La Peur

Publié le par Sakura Dojo

Mais qu'est-ce que la peur ?  
C'est une émotion qui crée deux mondes d'illusions où chacun se retranche derrière sa propre explication du monde :  
Les uns, parce qu'ils sèment la peur, se fortifient dans le rôle du "prédateur" et se délectent essentiellement de l'effet produit sur l'apeuré, ou la "proie".  
Les autres, parce qu'ils nourrissent la peur, creusent les tranchées de l'incompréhension, instinct de défense essentiel qui réveille en nous l'inconscient collectif de la guerre de tranchées.
Dans les deux mondes, celui du prédateur et celui de la proie, la capacité de raisonner fait place à l'instinct de survie et aucune communication n'est plus possible... C'est l'escalade qui nous emmène bien loin des compromis. Ceux-ci ne sont permis que dans le cadre d'échanges diplomatiques, or une peur semée et nourrie nous plonge dans un univers de sauvagerie dont est exclue toute forme de maîtrise de soi...  
C'est là qu'intervient l'art de l'Aïkidô...  
La clef de voûte de l'enseignement et de l'éducation de l'Aïkido repose sur l'observation stricte d'une étiquette qui établit les bases de rapports humains fondés sur le respect de soi-même et d'autrui. Ainsi l'on fait du salut mutuel et des remerciements réciproques une habitude saine qui, par le bénéfice de la répétition quotidienne, vient remplacer efficacement toutes les velléités entre personnes et l'usage malheureusement banalisé d'injures au sein de certains groupes-classes. C'est en quelque sorte l'apprentissage de la diplomatie, mutuellement consentie et appliquée par chaque membre du groupe.
En effet, dans une situation d'agression, notre esprit, volontairement tourné vers le cartésianisme, a tendance à considérer que l'on y rencontre autant de vainqueurs que de vaincus. Or, il n'en est rien: en réalité, nous avons deux tiers de chances d'être vaincus pour un tiers seulement d'être vainqueurs sur le plan des statistiques! Par exemple, en combat singulier, soit nous tuons l'ennemi; soit il nous tue; soit nous nous tuons mutuellement! La plupart des voies et arts martiaux visent à réduire les chances d'être vaincu; seul l'Aïkido enseigne la voie la plus sage du point de vue stratégique, à savoir la diplomatie. Tous les entraînements démontrent progressivement l'inutilité de tout combat, ce qui paraît paradoxal, mais constitue une leçon "de taille" à intégrer dans sa vie.

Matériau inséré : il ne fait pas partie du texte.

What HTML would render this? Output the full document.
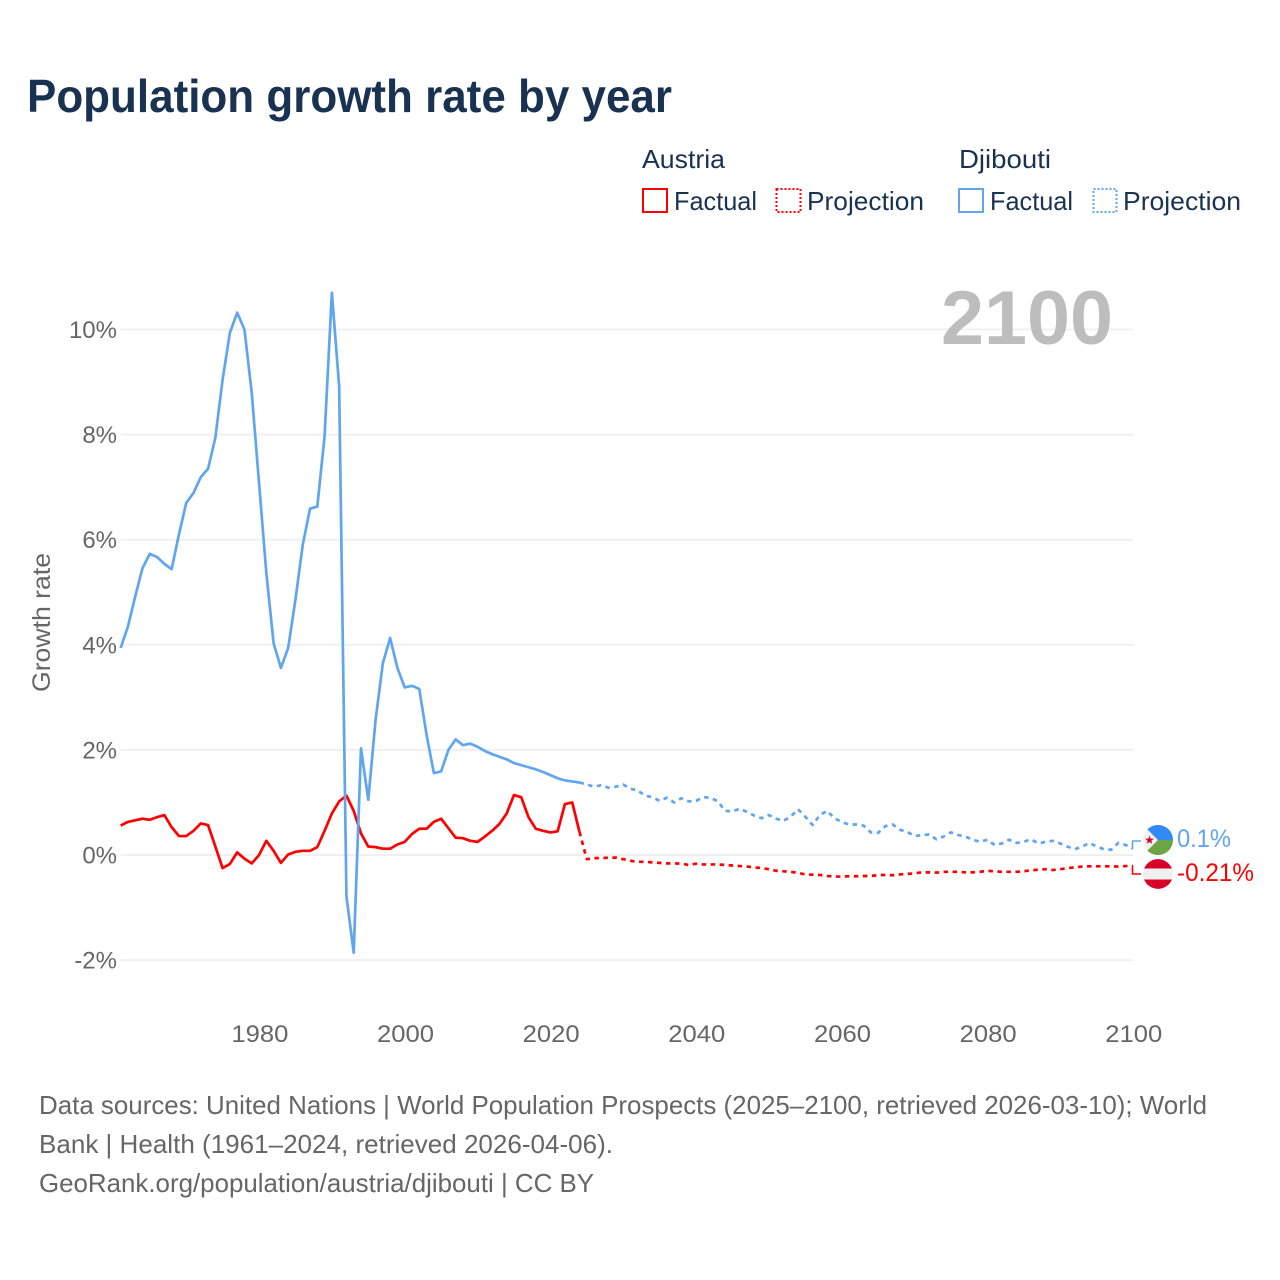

Au lieu de percevoir l'agresseur comme un ennemi, le but de la pratique de l'Aïkido est de ne faire qu'un avec lui. La recherche et l'étude de l'unité commencent par soi-même. Nous apprenons à unir corps et esprit avec pour principal étalon la prise de conscience d'un bien-être physique et psychique, qu'il convient de maintenir que l'on soit ou non en mouvement. L'entraînement vise à une purification du corps et de l'esprit, afin que tout fonctionne correctement sur le plan physiologique et qu'en particulier le cerveau reste bien irrigué même en plein effort; car c'est à ce prix que les bonnes décisions peuvent être prises. La notion de prise de décision en Aïkido est liée à l'acte. Face à une situation extrême, seul l'acte compte fondé sur notre capacité à juger.
Nous apprenons donc à maîtriser le souffle, l'équilibre et, à travers la prise de conscience de notre propre biomécanique, nous essayons d'harmoniser le geste technique à la respiration. Ce perfectionnement au quotidien permet à long terme de gérer les problèmes humains propres liés aux sensations et aux sentiments trop souvent négatifs générés par le commun des mortels. Nous devenons plus ouverts, guérissons plus vite des maux physiques, passons outre les sentiments de peur (de faire mal aux autres, de se faire mal et de se faire faire mal). La symbolique des frappes, coupes, des chutes tient dans l'apprentissage de la purification : nous frappons, coupons, non un ennemi, mais l'ennemi qui sommeille en nous; tour à tour nous mordons la poussière et nous faisons mordre la poussière. Nous prenons alors conscience de la mort qui nous guette au quotidien, non pour nous en plaindre, mais pour vivre cette vie le plus harmonieusement possible avec nous-mêmes et notre entourage immédiat. Le lion qu'il nous faut dompter c'est nous-mêmes, notre orgueil, notre ego. C'est au moment où l'on s'oublie soi-même que nous existons vraiment, simplement.